Speaking to Lawyers Weekly, AWL president Leah Marrone explained the key priorities – and why they’re so important for the legal profession to take note of.
“Sexual harassment remains a pervasive workplace issue, particularly in the legal profession. The Human Rights Commission’s Respect@Work report contained vital recommendations for legislative and regulatory reform. Several recommendations for legislative amendment remain either unfunded or with no plan for implementation, including a recommendation to introduce a positive duty on employers to prevent sexual harassment from occurring. These recommendations contain urgent reform necessary to protect women in the workplace,” she said.
“We also feel that it is very important to establish an independent judicial conduct commission to take complaints against the federal judiciary, including inappropriate and serious misconduct such as sexual harassment.
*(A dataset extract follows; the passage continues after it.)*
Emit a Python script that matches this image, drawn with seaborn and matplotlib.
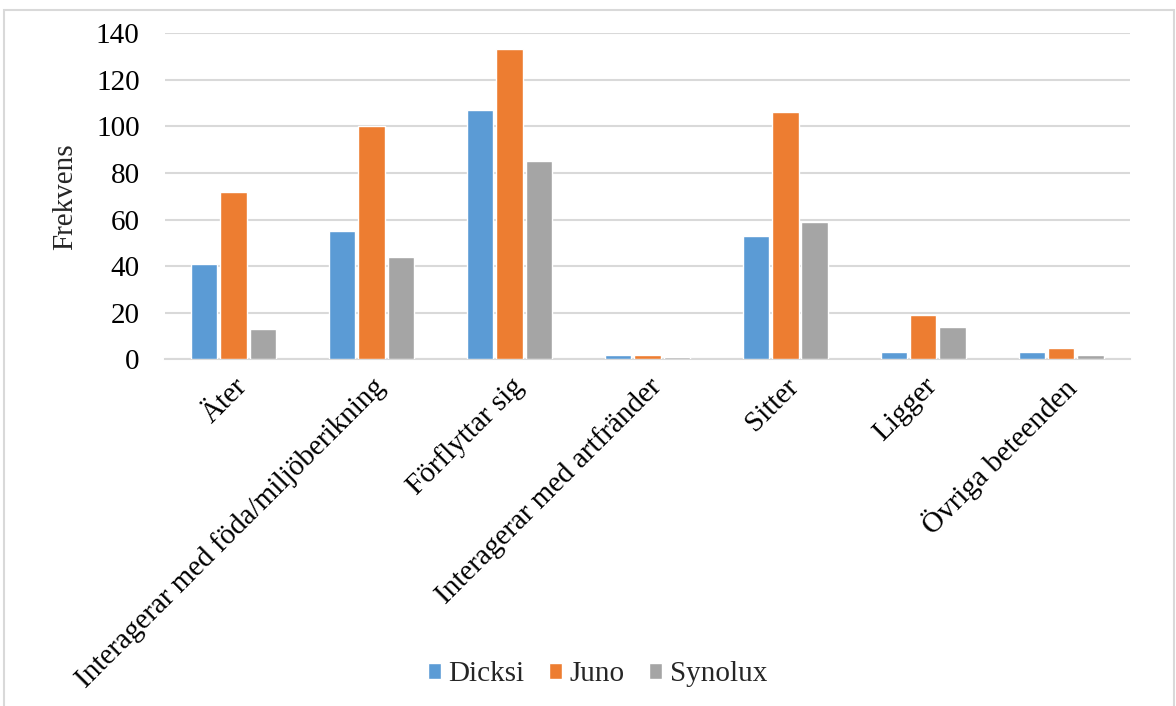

The creation of an independent judicial conduct commission would ensure that our highest courts are accountable and held to the high standards of conduct expected by the public.”
The incoming government should also place a higher priority on an Independent Commission Against Corruption (ICAC) – despite Prime Minister Scott Morrison standing by his previous comments earlier this week which described the NSW ICAC as a “kangaroo court”.
“No part of our democracy can properly function where corruption is allowed to go on without integrity, an ICAC will provide better governance and policy for all,” Ms Marrone added.
“AWL fully supports the ABA’s comments in Lawyers Weekly yesterday in relation to their defence of Barristers and ICAC following the Prime Minister’s disparaging comments on our profession and dismissal of ICAC as a Kangaroo Court, it is entirely inappropriate for the Prime Minister to undermine our profession and judiciary in this way.”
In addition, the AWL has placed a high priority on childcare – after it has been shown to be one of the biggest “impediments” to women in the workforce, therefore impacting their economic security – and “is a key factor in the long term prevention of family violence.”
“While the cost of childcare should not be seen as ‘coming out of mum’s wage’ it inevitably is for many families, especially in a situation where the gender pay gap means men are still often earning more than women,” Ms Marrone added.
“While the biases around this also need to change, the reality is, even if the cost is seen as coming out of the family budget, it is more than many can afford to justify a full return to work. Investment in early childhood learning is also vital as we learn more and more about how important those first years are to a child’s development.”
Ms Marrone also added that the organisation is placing a high priority on refugees, First Nations peoples’ rights, and the impact of climate change on future generations.
“AWL is always concerned by the plight of refugees, and has been particularly moved by the plight of women judges and lawyers fleeing Afghanistan since the return of the Taliban to power has put their, and their families’ lives at risk. We think that Australia can, and should, do more in resettling refugees in Australia. We will be holding a session discussing the struggles of Afghan women judges and lawyers at our upcoming conference in August.
“We support a First Nations Voice to Parliament so First Nations can finally have a say on policies and laws that affect them. [Additionally], every part of our, and our children’s, lives will be affected without real action on climate change. This is fundamental,” she added.
“There are so many more issues that are also importan[t] to us, in particular, ending violence against women, we have merely outlined a few key priorities among many that we have and will continue to lobby for beyond the next election.”